Was sagt die Umweltbehörde?
„Es ist gut, dass der Staatsgerichtshof heute den Hochwasserschutz so stark gemacht hat und wir die Stadtstrecke in diesem Abschnitt neu und für die Zukunft hochwasserfest gestalten können.“ So lautet die Reaktion von Umweltsenatorin Kathrin Moosdorf (Grüne). „Wir tun uns immer schwer damit, Bäume zu fällen“, ergänzt sie, am Neustädter Deich führe daran jedoch kein Weg vorbei. Gutachter und Deichbauingenieure hätten keinen Zweifel daran gelassen, dass die Platanen weichen müssten, wenn die Neustadt langfristig vor Hochwasser geschützt bleiben soll. Derzeit werde der Rahmenentwurf für das Umgestaltungsprojekt weiter konkretisiert. 2025 solle er vom Senat beschlossen werden.

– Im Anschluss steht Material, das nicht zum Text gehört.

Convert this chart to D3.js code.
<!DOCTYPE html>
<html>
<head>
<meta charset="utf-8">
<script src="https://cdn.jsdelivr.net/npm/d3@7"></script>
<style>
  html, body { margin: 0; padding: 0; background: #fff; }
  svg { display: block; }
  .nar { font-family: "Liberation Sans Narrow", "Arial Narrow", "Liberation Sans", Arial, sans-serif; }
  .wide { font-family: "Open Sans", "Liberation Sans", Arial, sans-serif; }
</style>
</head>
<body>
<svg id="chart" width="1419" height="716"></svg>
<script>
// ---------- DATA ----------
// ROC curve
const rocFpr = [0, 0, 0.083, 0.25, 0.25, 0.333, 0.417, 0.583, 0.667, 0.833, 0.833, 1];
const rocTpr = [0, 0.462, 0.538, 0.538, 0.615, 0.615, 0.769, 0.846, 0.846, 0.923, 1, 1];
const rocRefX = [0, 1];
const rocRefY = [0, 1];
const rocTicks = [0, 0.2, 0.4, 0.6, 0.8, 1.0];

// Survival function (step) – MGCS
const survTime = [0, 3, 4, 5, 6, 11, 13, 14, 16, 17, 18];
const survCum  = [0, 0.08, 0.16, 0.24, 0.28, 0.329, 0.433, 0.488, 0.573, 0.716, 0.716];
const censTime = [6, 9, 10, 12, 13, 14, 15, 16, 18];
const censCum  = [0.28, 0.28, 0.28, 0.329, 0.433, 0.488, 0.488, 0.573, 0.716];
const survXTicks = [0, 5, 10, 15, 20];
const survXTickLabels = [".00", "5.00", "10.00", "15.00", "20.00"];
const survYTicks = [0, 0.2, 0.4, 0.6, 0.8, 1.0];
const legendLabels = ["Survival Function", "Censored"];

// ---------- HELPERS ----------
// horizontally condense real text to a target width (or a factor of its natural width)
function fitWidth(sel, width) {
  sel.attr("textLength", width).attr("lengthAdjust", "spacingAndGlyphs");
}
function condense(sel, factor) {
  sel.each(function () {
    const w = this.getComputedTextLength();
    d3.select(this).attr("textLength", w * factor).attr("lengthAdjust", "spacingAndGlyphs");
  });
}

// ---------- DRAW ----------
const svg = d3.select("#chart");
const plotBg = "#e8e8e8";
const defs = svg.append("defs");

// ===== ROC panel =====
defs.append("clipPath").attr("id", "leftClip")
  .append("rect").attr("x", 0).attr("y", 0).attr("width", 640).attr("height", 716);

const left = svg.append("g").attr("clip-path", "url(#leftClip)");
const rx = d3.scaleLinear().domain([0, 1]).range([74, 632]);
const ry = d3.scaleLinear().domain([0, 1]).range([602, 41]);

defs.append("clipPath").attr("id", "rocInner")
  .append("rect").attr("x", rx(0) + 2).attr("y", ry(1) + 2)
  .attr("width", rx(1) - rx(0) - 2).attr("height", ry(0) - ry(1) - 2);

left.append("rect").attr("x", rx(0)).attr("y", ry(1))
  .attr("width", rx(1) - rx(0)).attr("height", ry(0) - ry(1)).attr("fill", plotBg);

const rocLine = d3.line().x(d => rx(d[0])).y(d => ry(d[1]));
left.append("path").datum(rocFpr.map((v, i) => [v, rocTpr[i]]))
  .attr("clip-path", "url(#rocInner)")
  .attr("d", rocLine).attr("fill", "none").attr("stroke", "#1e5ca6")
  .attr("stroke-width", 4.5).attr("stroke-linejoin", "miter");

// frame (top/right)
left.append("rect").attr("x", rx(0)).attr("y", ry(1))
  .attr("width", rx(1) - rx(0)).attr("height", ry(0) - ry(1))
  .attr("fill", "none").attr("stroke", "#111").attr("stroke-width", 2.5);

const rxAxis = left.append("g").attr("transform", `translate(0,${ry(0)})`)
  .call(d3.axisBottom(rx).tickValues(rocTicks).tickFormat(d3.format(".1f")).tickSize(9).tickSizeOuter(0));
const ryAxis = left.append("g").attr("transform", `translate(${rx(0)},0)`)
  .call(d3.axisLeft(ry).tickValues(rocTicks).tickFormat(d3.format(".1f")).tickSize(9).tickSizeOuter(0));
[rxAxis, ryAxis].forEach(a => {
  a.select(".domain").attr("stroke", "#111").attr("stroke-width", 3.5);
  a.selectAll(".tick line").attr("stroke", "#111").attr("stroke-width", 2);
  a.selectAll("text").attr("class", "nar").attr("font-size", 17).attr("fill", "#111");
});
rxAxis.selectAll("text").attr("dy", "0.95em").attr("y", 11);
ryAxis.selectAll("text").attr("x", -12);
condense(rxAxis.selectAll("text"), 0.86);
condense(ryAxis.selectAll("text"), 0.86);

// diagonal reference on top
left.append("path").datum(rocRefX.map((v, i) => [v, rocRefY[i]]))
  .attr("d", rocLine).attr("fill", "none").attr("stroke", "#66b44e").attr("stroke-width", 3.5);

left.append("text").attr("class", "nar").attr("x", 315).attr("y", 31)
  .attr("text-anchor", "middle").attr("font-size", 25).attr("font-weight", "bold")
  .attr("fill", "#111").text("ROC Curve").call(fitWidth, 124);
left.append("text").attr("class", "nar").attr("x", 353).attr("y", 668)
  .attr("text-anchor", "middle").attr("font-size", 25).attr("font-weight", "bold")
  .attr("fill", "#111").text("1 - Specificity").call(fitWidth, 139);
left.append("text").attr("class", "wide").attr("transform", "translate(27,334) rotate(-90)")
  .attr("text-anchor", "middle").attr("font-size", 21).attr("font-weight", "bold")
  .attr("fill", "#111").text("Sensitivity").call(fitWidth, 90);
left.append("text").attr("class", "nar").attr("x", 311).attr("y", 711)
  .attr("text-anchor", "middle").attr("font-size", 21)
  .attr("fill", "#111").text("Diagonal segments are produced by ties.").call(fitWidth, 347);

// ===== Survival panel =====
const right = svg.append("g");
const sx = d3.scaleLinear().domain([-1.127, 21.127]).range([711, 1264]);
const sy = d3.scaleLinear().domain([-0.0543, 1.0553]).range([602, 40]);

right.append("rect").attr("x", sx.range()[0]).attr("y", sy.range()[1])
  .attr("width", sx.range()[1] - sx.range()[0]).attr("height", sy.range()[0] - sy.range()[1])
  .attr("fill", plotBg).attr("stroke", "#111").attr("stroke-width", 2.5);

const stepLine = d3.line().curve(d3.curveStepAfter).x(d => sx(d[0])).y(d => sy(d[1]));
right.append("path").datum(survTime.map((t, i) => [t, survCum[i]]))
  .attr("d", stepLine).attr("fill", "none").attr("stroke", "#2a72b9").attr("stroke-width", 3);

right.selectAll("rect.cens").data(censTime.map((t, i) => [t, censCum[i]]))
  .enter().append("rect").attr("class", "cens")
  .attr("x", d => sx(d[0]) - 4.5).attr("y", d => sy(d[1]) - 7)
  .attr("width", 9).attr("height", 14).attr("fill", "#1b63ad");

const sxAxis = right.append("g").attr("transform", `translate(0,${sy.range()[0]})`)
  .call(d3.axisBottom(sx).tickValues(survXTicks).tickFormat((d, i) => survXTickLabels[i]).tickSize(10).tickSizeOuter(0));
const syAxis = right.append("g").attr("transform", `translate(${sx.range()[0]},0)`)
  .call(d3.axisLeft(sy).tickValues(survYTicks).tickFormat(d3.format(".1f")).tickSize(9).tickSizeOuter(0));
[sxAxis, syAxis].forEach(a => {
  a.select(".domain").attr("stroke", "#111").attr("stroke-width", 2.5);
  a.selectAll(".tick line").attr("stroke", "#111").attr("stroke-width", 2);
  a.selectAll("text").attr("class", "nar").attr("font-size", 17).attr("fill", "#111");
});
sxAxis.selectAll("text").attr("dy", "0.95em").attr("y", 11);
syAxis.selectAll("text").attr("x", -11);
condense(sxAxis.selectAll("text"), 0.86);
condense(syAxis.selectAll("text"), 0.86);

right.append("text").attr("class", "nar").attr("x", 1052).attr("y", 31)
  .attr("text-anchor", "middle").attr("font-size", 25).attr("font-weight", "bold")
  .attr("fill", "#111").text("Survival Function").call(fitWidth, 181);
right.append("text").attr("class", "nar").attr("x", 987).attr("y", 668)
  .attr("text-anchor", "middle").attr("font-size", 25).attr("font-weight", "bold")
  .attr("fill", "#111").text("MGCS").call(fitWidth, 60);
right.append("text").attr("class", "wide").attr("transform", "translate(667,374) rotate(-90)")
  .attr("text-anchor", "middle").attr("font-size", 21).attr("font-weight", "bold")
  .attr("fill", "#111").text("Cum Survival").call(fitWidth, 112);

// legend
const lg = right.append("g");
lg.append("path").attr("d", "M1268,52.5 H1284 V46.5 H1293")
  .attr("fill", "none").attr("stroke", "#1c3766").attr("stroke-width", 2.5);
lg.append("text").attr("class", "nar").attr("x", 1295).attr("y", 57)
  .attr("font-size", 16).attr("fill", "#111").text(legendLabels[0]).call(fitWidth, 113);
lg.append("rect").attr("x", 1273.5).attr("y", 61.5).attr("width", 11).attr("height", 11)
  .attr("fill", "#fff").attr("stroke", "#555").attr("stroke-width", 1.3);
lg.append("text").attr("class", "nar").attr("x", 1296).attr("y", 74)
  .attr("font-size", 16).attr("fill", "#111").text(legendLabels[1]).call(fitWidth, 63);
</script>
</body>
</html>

Gibt es weitere politische Reaktionen?
Die Bürgerschaftsfraktion der Grünen begrüßte den Richterspruch. Fraktionsvize Philipp Bruck erinnert daran, dass um die Jahreswende während des Hochwassers im Ortskern von Lilienthal Bäume auf Deichen kurzfristig gefällt werden mussten, um zu verhindern, dass durchgeweichte Deiche brachen. „Solche heiklen Situationen können für die Bremer Neustadt hoffentlich vermieden werden“, so Bruck, wenn der Neubau der Stadtstrecke mit höherem Deichniveau und hochwassersicherer Bepflanzung jetzt zügig umgesetzt werden kann. Aus Sicht des Vereins „Mehr Demokratie“ offenbart der Ausgang des Gerichtsverfahrens Reformbedarf bei den Regeln für direkte Demokratie. So müsse die Zulässigkeit eines Volksbegehrens künftig frühzeitig geklärt werden. Sprecherin Katrin Tober schlägt außerdem vor, die Zahl der notwendigen Unterschriften für den Zulassungsantrag zu einem Volksbegehren deutlich zu senken.